ESA set to pull off world firsts with Rosetta mission

  • 10 years ago
After clocking up more than six billion kilometres over a 10 year flight, Europe’s Rosetta deep space probe has hit its target, flying within 100 kilometres of comet comet Churyumov-Gerasimenko.

For the first time mankind will have put an object into orbit around a comet. The plan is to hopefully reveal some secrets about the way the solar system has evolved since its birth.

For a total cost of 1.3 billion euros, mostly from the European Space Agency (ESA), Rosetta is expected to operate until at least the end of next year, gathering data from the the comet’s brush with the sun in August 2015.
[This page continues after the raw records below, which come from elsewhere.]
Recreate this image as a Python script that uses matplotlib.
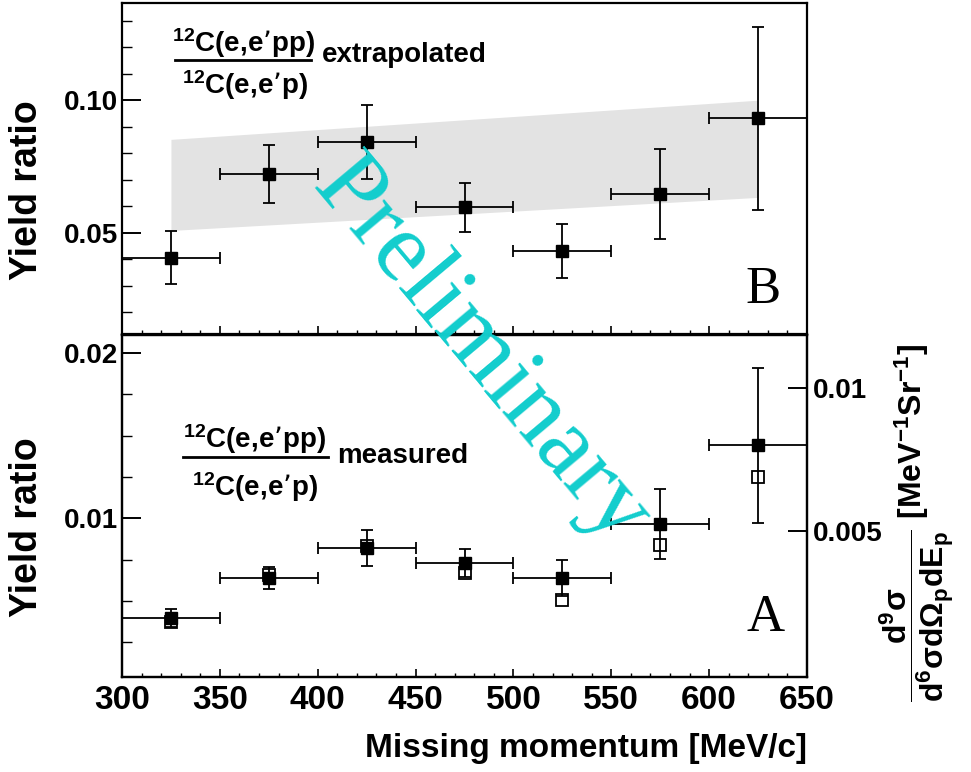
import numpy as np
import matplotlib
matplotlib.use("Agg")
import matplotlib.pyplot as plt
from matplotlib.ticker import MultipleLocator, FixedLocator, FixedFormatter

plt.rcParams['font.family'] = ['Liberation Sans', 'DejaVu Sans']
plt.rcParams['font.weight'] = 'bold'
plt.rcParams['mathtext.default'] = 'regular'

# Missing momentum bins [MeV/c]
pmiss = [325, 375, 425, 475, 525, 575, 625]
pmiss_err = [25, 25, 25, 25, 25, 25, 25]

# B: extrapolated 12C(e,e'pp)/12C(e,e'p)
ratio_extrap = [0.0405, 0.0720, 0.0841, 0.0595, 0.0432, 0.0644, 0.0932]
ratio_extrap_err = [0.0100, 0.0110, 0.0139, 0.0091, 0.0102, 0.0170, 0.0345]

# grey band (calculation)
band_x = [325, 625]
band_low = [0.0508, 0.0633]
band_high = [0.0852, 0.1000]

# A: measured ratio (filled) and cross section ratio (open)
ratio_meas = [0.00398, 0.00639, 0.00821, 0.00730, 0.00640, 0.00966, 0.01443]
ratio_meas_err = [0.00055, 0.00068, 0.00110, 0.00085, 0.00110, 0.00210, 0.00470]
ratio_open = [0.00374, 0.00655, 0.00833, 0.00670, 0.00508, 0.00839, 0.01250]

W, H = 971, 772
fig = plt.figure(figsize=(W / 100, H / 100), dpi=100)

x0, x1 = 122, 807
axB = fig.add_axes([x0 / W, 1 - 334 / H, (x1 - x0) / W, 331 / H])
axA = fig.add_axes([x0 / W, 1 - 677 / H, (x1 - x0) / W, 342 / H])

for ax in (axA, axB):
    ax.set_xlim(300, 650)
    for s in ax.spines.values():
        s.set_linewidth(1.6)
    ax.xaxis.set_major_locator(MultipleLocator(50))
    ax.xaxis.set_minor_locator(MultipleLocator(10))
    ax.tick_params(axis='x', which='major', direction='in', length=6, width=1.2, pad=6,
                   labelsize=24, top=False)
    ax.tick_params(axis='x', which='minor', direction='in', length=3, width=1.0, top=False)
    ax.tick_params(axis='y', which='major', direction='in', length=14, width=1.4, pad=3,
                   labelsize=20, right=False)
    ax.tick_params(axis='y', which='minor', direction='in', length=7, width=1.0, right=False)

# ---- top panel (B) ----
axB.fill_between(band_x, band_low, band_high, color='#e3e3e3', lw=0, zorder=1)
axB.errorbar(pmiss, ratio_extrap, xerr=pmiss_err, yerr=ratio_extrap_err, fmt='s',
             color='black', ms=8, elinewidth=1.3, capsize=4, capthick=1.3, zorder=3)
axB.set_ylim(0.0117, 0.1367)
axB.yaxis.set_major_locator(FixedLocator([0.05, 0.10]))
axB.yaxis.set_major_formatter(FixedFormatter(['0.05', '0.10']))
axB.yaxis.set_minor_locator(MultipleLocator(0.01))
axB.tick_params(axis='x', labelbottom=False)

axB.text(0.178, 0.879, "$^{12}$C(e,e’pp)", transform=axB.transAxes, ha='center', va='center',
         fontsize=20)
axB.plot([0.0774, 0.276], [0.828, 0.828], transform=axB.transAxes, color='black', lw=2.0)
axB.text(0.180, 0.752, "$^{12}$C(e,e’p)", transform=axB.transAxes, ha='center', va='center',
         fontsize=20)
axB.text(0.292, 0.843, "extrapolated", transform=axB.transAxes, ha='left', va='center',
         fontsize=20)
axB.text(0.936, 0.133, "B", transform=axB.transAxes, ha='center', va='center',
         fontsize=38, family='Liberation Serif', fontweight='normal')

# ---- bottom panel (A) ----
axA.errorbar(pmiss, ratio_meas, xerr=pmiss_err, yerr=ratio_meas_err, fmt='s',
             color='black', ms=8, elinewidth=1.3, capsize=4, capthick=1.3, zorder=3)
axA.plot(pmiss, ratio_open, 's', ms=8, mfc='none', mec='black', mew=1.3, zorder=4)
axA.set_ylim(0.0004, 0.0211)
axA.yaxis.set_major_locator(FixedLocator([0.01, 0.02]))
axA.yaxis.set_major_formatter(FixedFormatter(['0.01', '0.02']))
axA.yaxis.set_minor_locator(MultipleLocator(0.0025))

axA.text(0.194, 0.696, "$^{12}$C(e,e’pp)", transform=axA.transAxes, ha='center', va='center',
         fontsize=20)
axA.plot([0.089, 0.301], [0.643, 0.643], transform=axA.transAxes, color='black', lw=2.0)
axA.text(0.194, 0.556, "$^{12}$C(e,e’p)", transform=axA.transAxes, ha='center', va='center',
         fontsize=20)
axA.text(0.314, 0.646, "measured", transform=axA.transAxes, ha='left', va='center',
         fontsize=20)
axA.text(0.939, 0.173, "A", transform=axA.transAxes, ha='center', va='center',
         fontsize=38, family='Liberation Serif', fontweight='normal')

# right axis: cross section
axR = axA.twinx()
axR.set_ylim(-0.00014, 0.01187)
axR.yaxis.set_major_locator(FixedLocator([0.005, 0.01]))
axR.yaxis.set_major_formatter(FixedFormatter(['0.005', '0.01']))
axR.tick_params(axis='y', which='major', direction='in', length=14, width=1.4, pad=4,
                labelsize=20)
for s in axR.spines.values():
    s.set_linewidth(1.6)

# axis titles
fig.text(x1 / W, 1 - 749 / H, "Missing momentum [MeV/c]", ha='right', va='center', fontsize=24)
fig.text(27 / W, 1 - 190 / H, "Yield ratio", rotation=90, ha='center', va='center',
         fontsize=27)
fig.text(27 / W, 1 - 527 / H, "Yield ratio", rotation=90, ha='center', va='center',
         fontsize=27)
fig.text(917 / W, 1 - 523 / H,
         r"$\dfrac{d^{9}\sigma}{d^{6}\sigma d\Omega_{p}dE_{p}}$ [MeV$^{-1}$Sr$^{-1}$]",
         rotation=90, ha='center', va='center', fontsize=23)

# watermark
fig.text(480 / W, 1 - 352 / H, "Preliminary", rotation=-50, rotation_mode='anchor',
         ha='center', va='center', fontsize=72, family='Liberation Serif',
         fontweight='normal', color='#12cdcd', zorder=10)

fig.savefig("out.png", dpi=100)
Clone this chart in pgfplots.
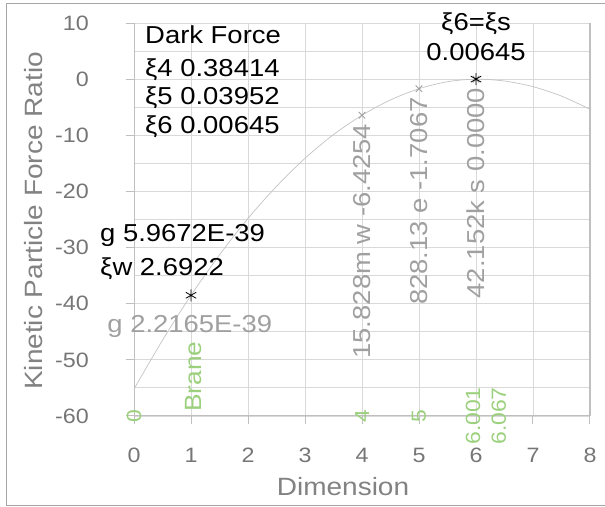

‘‘This is a fantastic mission, the first in history, trying to rendezvous with a comet, trying to land on it. It’s a very long trip because we have to reach the orbital velocity of the comet,” said Dr. Paulo Ferri, the head of ESA’s Mission Operations Department.

Pictures already sent from Rosetta’s on-board camera have revealed the comet’s unusual double core. It gives the astral body a curious shape, rather like a bath duck.

In October Rosetta is due to enter into a 30 kilometre high orbit.

Depending on how active the comet is in November Rosetta will drop to an altitude of 10 kilometres, and then even lower to between 2,000 and 3,000 metres to release the Philae robot laboratory. This will land on the surface to examine the comet’s composition, another first for mankind, and one requiring great accuracy.